Hillary verfügte kaum über hochalpine Erfahrung. Als begeisterter Skifahrer hatte er seine Kletterkünste in den neuseeländischen Bergen erworben. Während des zweiten Weltkrieges dient er als Navigator auf Wasserflugzeugen und wurde nach einem Unfall mit schweren Verbrennungen entlassen. 1950 reiste er ins Mekka des Alpinismus, ins Stubaital und Berner Oberland. „Unsere Ausrüstung war ebenso primitiv wie unsere Technik“, sagte er später, „Jede Seilschaft, der wir begegneten, war mit Bergführer unterwegs und der Wunsch, uns mit Informationen weiterzuhelfen, beklagenswert gering.“ Zwei Jahre zuvor hatten Hillary und sein Seilpartner in siebentägiger Rettungsaktion einen verunglückten Studenten vom Gipfel des La Perouse heruntergeholt.

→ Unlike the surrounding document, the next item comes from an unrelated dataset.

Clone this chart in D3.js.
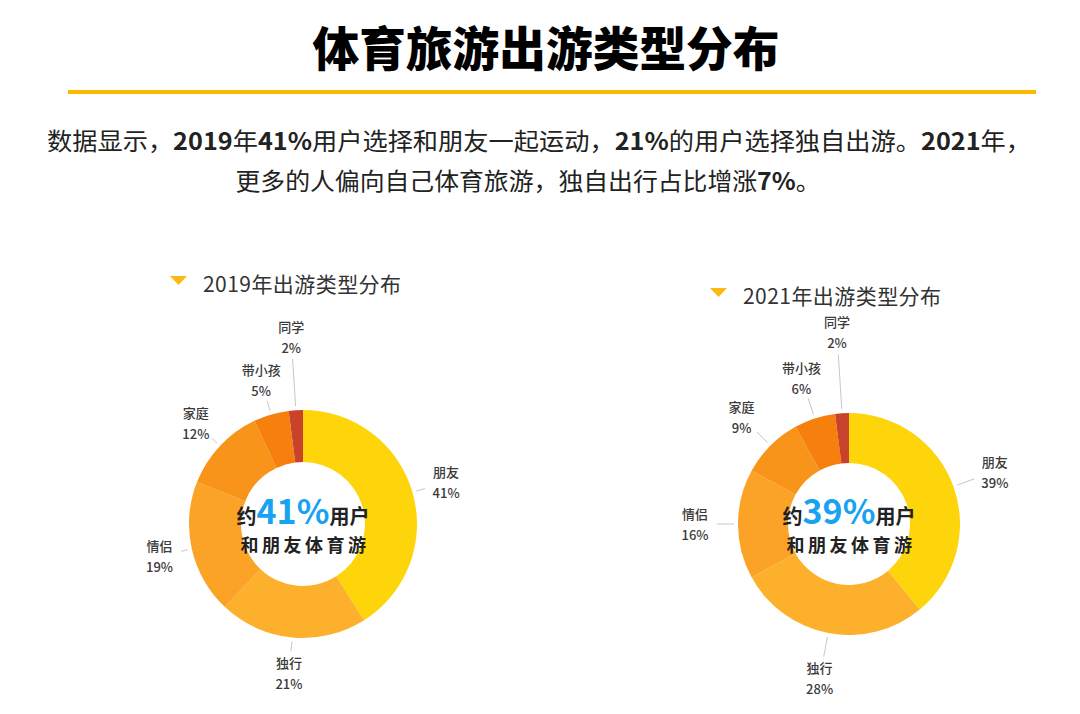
<!DOCTYPE html>
<html><head><meta charset="utf-8">
<script src="https://cdn.jsdelivr.net/npm/d3@7"></script>
<style>
html,body{margin:0;padding:0;background:#fff;}
svg{display:block;font-family:"Noto Sans CJK SC","Noto Sans",sans-serif;}
</style></head>
<body>
<svg id="chart" width="1080" height="714"></svg>
<script>
const categories = ["朋友","独行","情侣","家庭","带小孩","同学"];
const values2019 = [41,21,19,12,5,2];
const values2021 = [39,28,16,9,6,2];
const colors = ["#FED40B","#FDB02C","#FBA326","#F8941A","#F67F0E","#C8432A"];
const chartTitles = ["2019年出游类型分布","2021年出游类型分布"];
const centerPct = ["41%","39%"];

const svg = d3.select("#chart");

// Title
svg.append("text").attr("x",546).attr("y",66).attr("text-anchor","middle")
  .attr("font-size",47).attr("font-weight",900).attr("fill","#000")
  .attr("textLength",467).attr("lengthAdjust","spacingAndGlyphs")
  .text("体育旅游出游类型分布");
svg.append("rect").attr("x",68).attr("y",90).attr("width",968).attr("height",4).attr("fill","#FBBA00");

// Subtitle
function richLine(y, parts, len, x){
  const t = svg.append("text").attr("x",x).attr("y",y).attr("text-anchor","middle")
    .attr("font-size",24).attr("fill","#222");
  if(len) t.attr("textLength",len).attr("lengthAdjust","spacingAndGlyphs");
  parts.forEach(p=>{
    t.append("tspan").attr("font-weight",p[1]?700:400).text(p[0]);
  });
}
richLine(150,[["数据显示，",0],["2019",1],["年",0],["41%",1],["用户选择和朋友一起运动，",0],["21%",1],["的用户选择独自出游。",0],["2021",1],["年，",0]],984,539);
richLine(190,[["更多的人偏向自己体育旅游，独自出行占比增涨",0],["7%",1],["。",0]],585,528);

const charts = [
  {vals:values2019, cx:303, cy:524, r:114, ri:62, tx:173, ty:276, pct:centerPct[0], title:chartTitles[0], labR:[149,150,147,147,150,187]},
  {vals:values2021, cx:849, cy:524, r:111, ri:61, tx:713, ty:288, pct:centerPct[1], title:chartTitles[1], labR:[155,157,154,152,154,192]}
];

const pie = d3.pie().sort(null).value(d=>d);

charts.forEach(c=>{
  const g = svg.append("g").attr("transform",`translate(${c.cx},${c.cy})`);
  const arcs = pie(c.vals);
  const arc = d3.arc().innerRadius(c.ri).outerRadius(c.r);
  g.selectAll("path.slice").data(arcs).enter().append("path")
    .attr("d",arc).attr("fill",(d,i)=>colors[i]);

  arcs.forEach((d,i)=>{
    const a = (d.startAngle+d.endAngle)/2;
    const R = c.labR[i];
    const r1 = c.r+4, r2 = R-22;
    g.append("line")
      .attr("x1",r1*Math.sin(a)).attr("y1",-r1*Math.cos(a))
      .attr("x2",r2*Math.sin(a)).attr("y2",-r2*Math.cos(a))
      .attr("stroke","#c8c8c8").attr("stroke-width",1);
    const lx = R*Math.sin(a), ly = -R*Math.cos(a);
    g.append("text").attr("x",lx).attr("y",ly-5).attr("text-anchor","middle")
      .attr("font-size",13).attr("font-weight",500).attr("fill","#3a3a3a").text(categories[i]);
    g.append("text").attr("x",lx).attr("y",ly+16).attr("text-anchor","middle")
      .attr("font-size",13).attr("font-weight",500).attr("fill","#3a3a3a").text(c.vals[i]+"%");
  });

  // center text
  const t1 = g.append("text").attr("x",0).attr("y",0).attr("text-anchor","middle").attr("font-weight",700);
  t1.append("tspan").attr("font-size",20).attr("fill","#222").text("约");
  t1.append("tspan").attr("font-size",34).attr("fill","#17A2F2").text(c.pct);
  t1.append("tspan").attr("font-size",20).attr("fill","#222").text("用户");
  g.append("text").attr("x",2).attr("y",28).attr("text-anchor","middle").attr("font-weight",700)
    .attr("font-size",18).attr("letter-spacing",3.5).attr("fill","#222").text("和朋友体育游");

  // chart title
  const tri = d3.path();
  tri.moveTo(c.tx-3,c.ty); tri.lineTo(c.tx+14,c.ty); tri.lineTo(c.tx+5.5,c.ty+9); tri.closePath();
  svg.append("path").attr("d",tri.toString()).attr("fill","#FDB913");
  svg.append("text").attr("x",c.tx+30).attr("y",c.ty+16).attr("font-size",21).attr("fill","#333")
    .attr("textLength",198).attr("lengthAdjust","spacing").text(c.title);
});
</script>
</body></html>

Zum Himalaja reiste Hillary erstmals 1951. Dort traf er Eric Shipton, den führenden britischen Expeditionsleiter, der sofort begeistert von Hillary war, und das nicht nur, weil der sich schnell an das Höhenklima gewöhnte: „Ich fühlte mich unbeschwert beim Anblick seines unrasierten Gesichts und seiner heruntergekommenen Kleidung.“ Tatsächlich vermittelte Hillary auf Fotos stets den Eindruck eines Sunnyboys, der auf seine äußere Erscheinung wenig Wert zu legen brauchte.

Für Hillary war der Gipfel des Everest vor allem eine „psychologische Barriere“. In Tenzing Norgay, der 1986 mit 72 Jahren gestorben ist, fand er den verlässlichen Partner, um sich japsend, keuchend und hustend bis in die „Todeszone“ hinaufzuschleppen. Er wusste sich seine Kräfte einzuteilen. Als die erste Gipfelmannschaft sich übernahm und umkehren musste, ergriff er seine Chance.

Heute, da sich Hobby-Bergsteiger für Tausende von Dollars in den Spuren Hillarys auf den Everest führen lassen, droht dessen Leistung zu verblassen. Aber sein Credo hat weiter Bestand: „Wir haben alles gegeben, um als Bergsteiger ein Gefühl tiefer Zufriedenheit zu erleben. Nur für uns.“ Am Freitag erlag Sir Edmund Hillary im Alter von 88 Jahren einem Herzanfall.